In 2015 the small and courageous Amos Anderson Art Museum in Helsinki held an exhibition about China’s Changing Landscape – Contemporary Ink. It showed how modern Chinese artists (yes, there is more to China than Ai Weiwei) reinterpret classical Chinese working methods and motifs. While the whole exhibition had a freshness and energy that made some Western artists look tired and repetitive, it was one single work there that took me by storm.
Now, as you meanwhile know I don’t use hyperbole, except when I do, or are prone to superlatives, except when I am. But my bag of English adjectives doesn’t quite contain enough words of praise for this still relatively young artist from Shanghai. I think I spent almost an hour just in front of his work – that is a personal record.
What I am talking about is a work of Yang Yongliang (b. 1980) and in that case “Phantom Hsimenting”. The work is, hm yes what should I call it, an animated digital creation, a video installation, a mixed media presentation, whatever. In fact I think Yang has created a new genre all of his own. The work shows a crossing in Taipei’s Ximending (Hsimenting) shopping district embedded into a digital version of a Chinese classic, Guo Xi’s “Early Spring” from the year 1072.

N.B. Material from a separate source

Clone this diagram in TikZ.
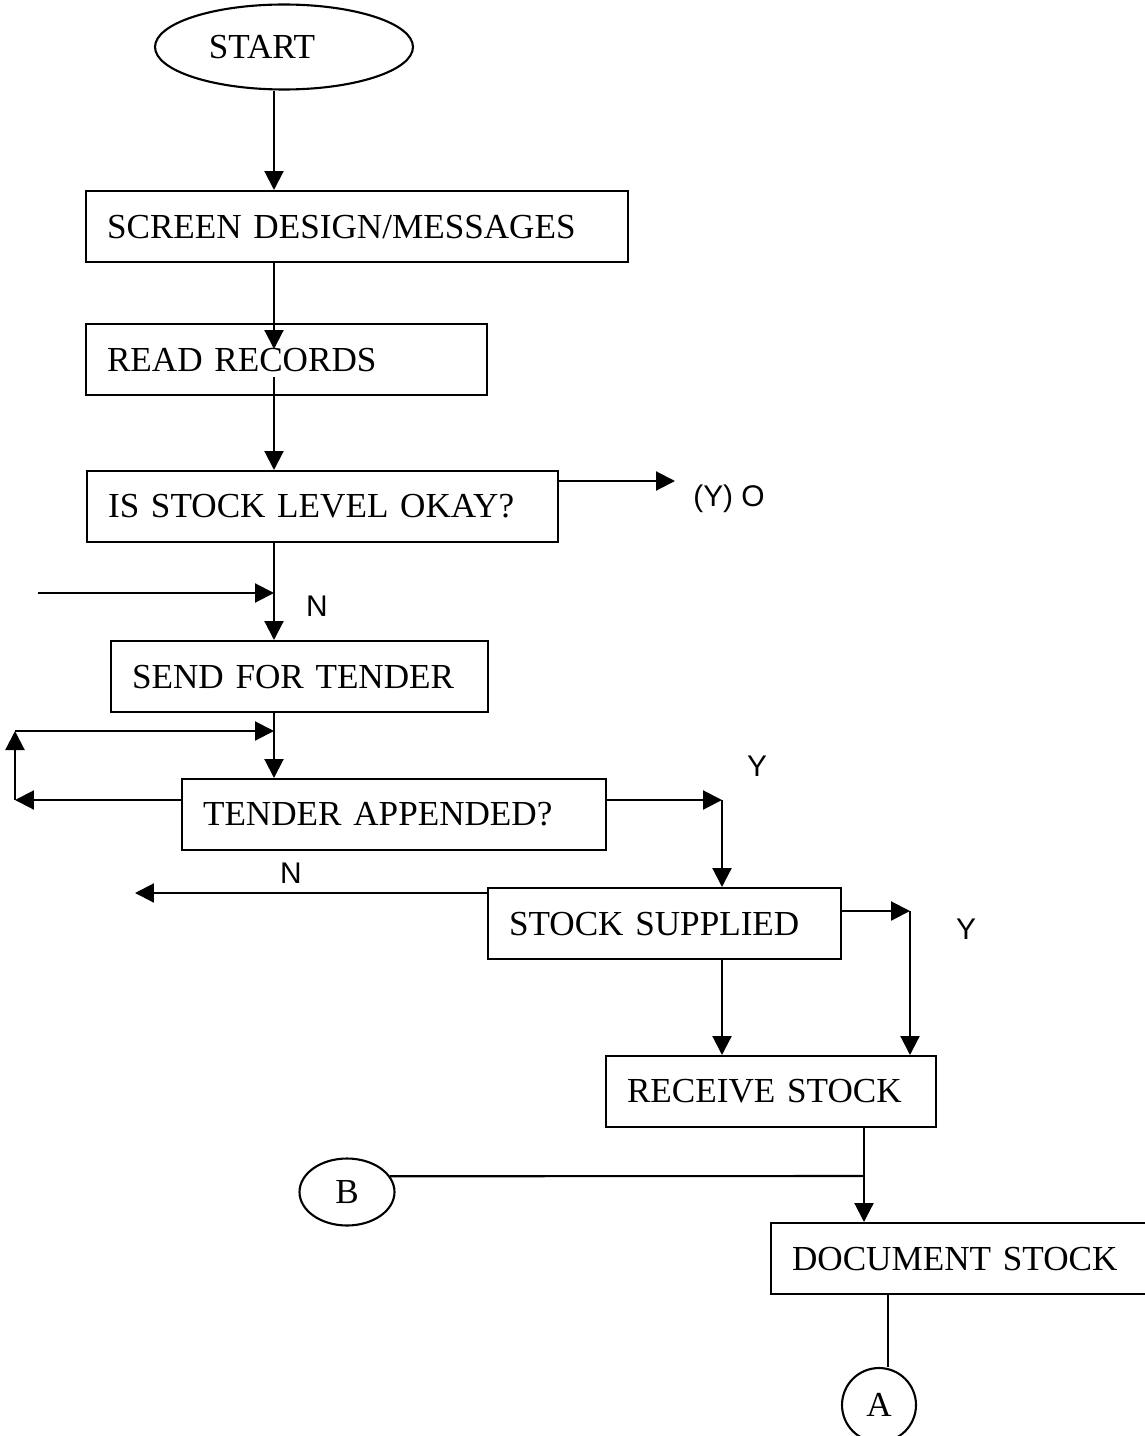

Yang received training as a painter in the classical ink manner, so he knows his old masters and uses or re-creates their works as compositional basis for drawings on the computer. But all the shapes and textures are then filled with snippets from photos and videos he takes. Mountain sides are thus formed e.g. by skyscrapers, waterfalls are animated. So it is difficult to say, whether he is a painter, digital artist, photographer or videographer or just all of it in one.
It surely helps appreciating his work if you love Classical Chinese paintings as I do. But even if one is not “into” Chinese classical art, one can admire the mastery, no – perfection, of execution. Yang has in my view found a remarkable way to visualize his sadness, or even outrage, over how Chinese identity, culture and nature have been trampled over by modernization and industrialization. But the message is equally valid for any Western viewer. We all have natural landscapes woven into our personal cultural identity fabric. One can observe at exhibitions of works from Pekka Halonen in Finland to Caspar David Friedrich in Germany how also landscape art is still for so many a matter of the heart.
Losing our affinity to, or respect for, landscapes is thus doing harm foremost to ourselves. Isn’t that what I try to do: restoring your love to landscape, one person and one picture at a time?
My recommendation for today: Yang Yongliang (you can also search him on YouTube). For my part I just bow in admiration for this young master. All said.